Russia has mounted a campaign of covert economic and political measures to manipulate five countries in Central and Eastern Europe, discredit the West’s liberal democratic model, and undermine trans-Atlantic ties, a report by a private US research group said.
The report released today (13 October) said Moscow had co-opted sympathetic politicians, strived to dominate energy markets and other economic sectors, and undermined anti-corruption measures in an attempt to gain sway over governments in Bulgaria, Hungary, Latvia, Serbia and Slovakia.
Recently, a European Commission official said that Russian propaganda was now powerful in all EU member states – but in some of them Moscow barely needed to make the effort, as local politicians were delivering its messages.
“In certain countries, Russian influence has become so pervasive and endemic that it has challenged national stability as well as a country’s Western orientation and Euro-Atlantic stability,” said the report of a 16-month study by the Centre for Strategic and International Studies in Washington and the Bulgaria-based Centre for the Study of Democracy.
The publication of “The Kremlin Playbook: Understanding Russian Influence in Eastern and Central Europe” coincides with an unprecedented debate in the United States over whether Russia is attempting to interfere in the 8 November presidential election with cyber attacks and the release of emails from the campaign of Democratic Party candidate Hillary Clinton.
The former US Secretary of State’s campaign has said the Kremlin is trying to help Republican Donald Trump win the White House.
Last Friday (7 October), the US government for the first time formally accused Russia of hacking Democratic Party organisations.
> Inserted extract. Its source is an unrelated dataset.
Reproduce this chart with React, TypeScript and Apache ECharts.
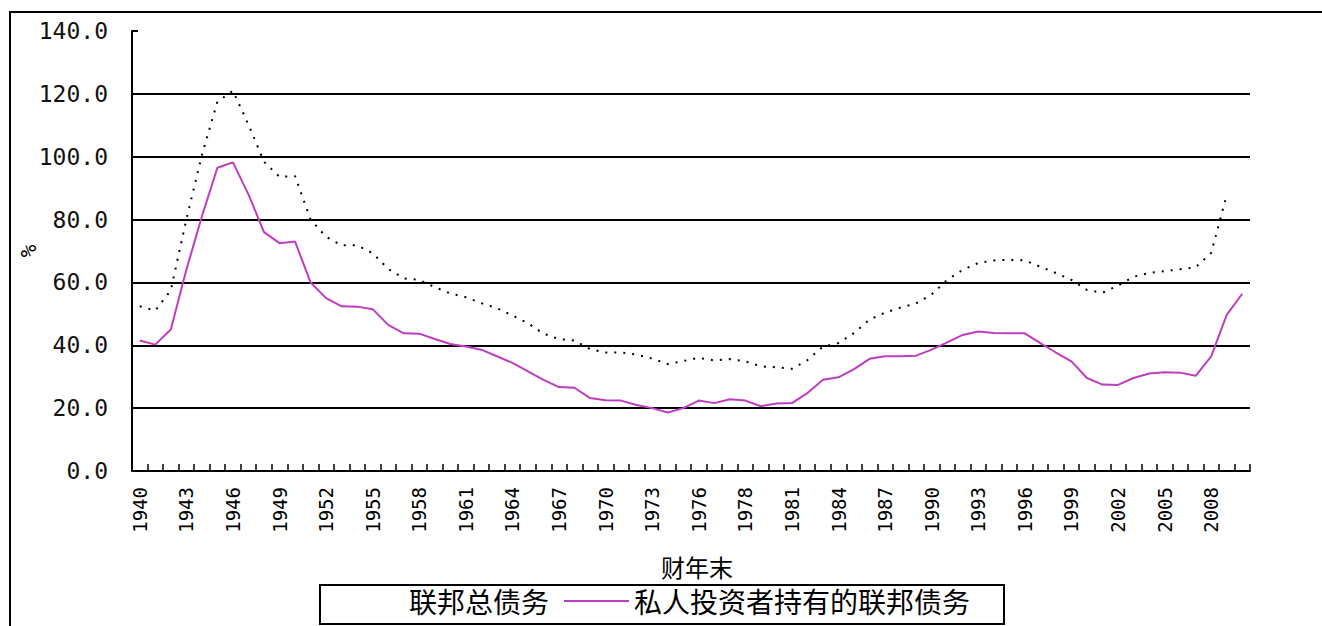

Russian President Vladimir Putin on Wednesday (12 October) rejected allegations of meddling in the election.
The Russian Embassy in Washington did not immediately respond to an email seeking comment on the report, which will be presented at CSIS in Washington today. Reuters received an advance copy.
On Sunday (9 October), however, Russian Foreign Minister Sergei Lavrov told Russian state TV the United States was increasing its hostility toward Moscow. Lavrov complained that NATO had been steadily moving military infrastructure closer to Russia’s borders with Eastern European countries and criticised sanctions imposed over Moscow’s role in the Ukraine crisis.
A former US State Department official is the report’s lead author and US officials said they concur with the findings on Russia’s involvement in Eastern Europe.
“The Russians have been engaged in a sustained campaign to recapture what Putin considers their rightful buffer in Eastern Europe, and to undermine not just NATO and the EU, but the entire democratic foundation of both institutions,” said a US official who has studied Russian behavior since before the Soviet Union’s collapse in 1991.
The official requested anonymity because, he said, the White House has ordered officials not to publicly discuss hostile Russian activities.
Those activities, he said, include bribery, propaganda, disinformation, “the occasional” assassination of Kremlin critics at home or abroad, and now using the internet to undermine opponents and weaken Western institutions.
“The Kremlin Playbook” cites a series of Russian efforts to expand its writ in central and eastern Europe.
They range from “megadeal” projects such as the €12.2 billion contract to build two new nuclear reactors in Hungary, awarded to Russia under opaque terms, to the cultivation of pro-Russian businessmen who gain political office and then shield Moscow’s interests, it said.
‘High risk’ in Bulgaria
In Bulgaria, Russia’s economic presence is so strong, averaging 22% of GDP between 2005 and 2014, “that the country is at high risk of Russian-influenced state capture,” the report said.
Heather Conley, the former US official and lead author of the report, said in an interview that the study was intended to highlight a challenge that has received insufficient attention from American and European policymakers.
“The first step is to acknowledge that which is happening,” said Conley. “What is at stake here is how we view ourselves and the functioning of our democracy.”
The report proposes measures to curb what it calls an “unvirtuous cycle” of covert Russian influence. They include more focus on illicit financial flows and revamping US assistance programs to stress strengthening governance and combating Russian influence.
It is not the only study this year to highlight Russia’s measures in the region.
“Russia has opened a new political front within Europe by supporting the far right against the liberal European Union,” the Centre for Historical Analysis and Conflict Research, a British Army research group, said in February.
Governments such as those in Hungary and Greece “openly sympathise” with Putin, it said. “The result is that there is a substantial ‘fifth column’ in Western and Central Europe which weakens our response to Russian aggression.”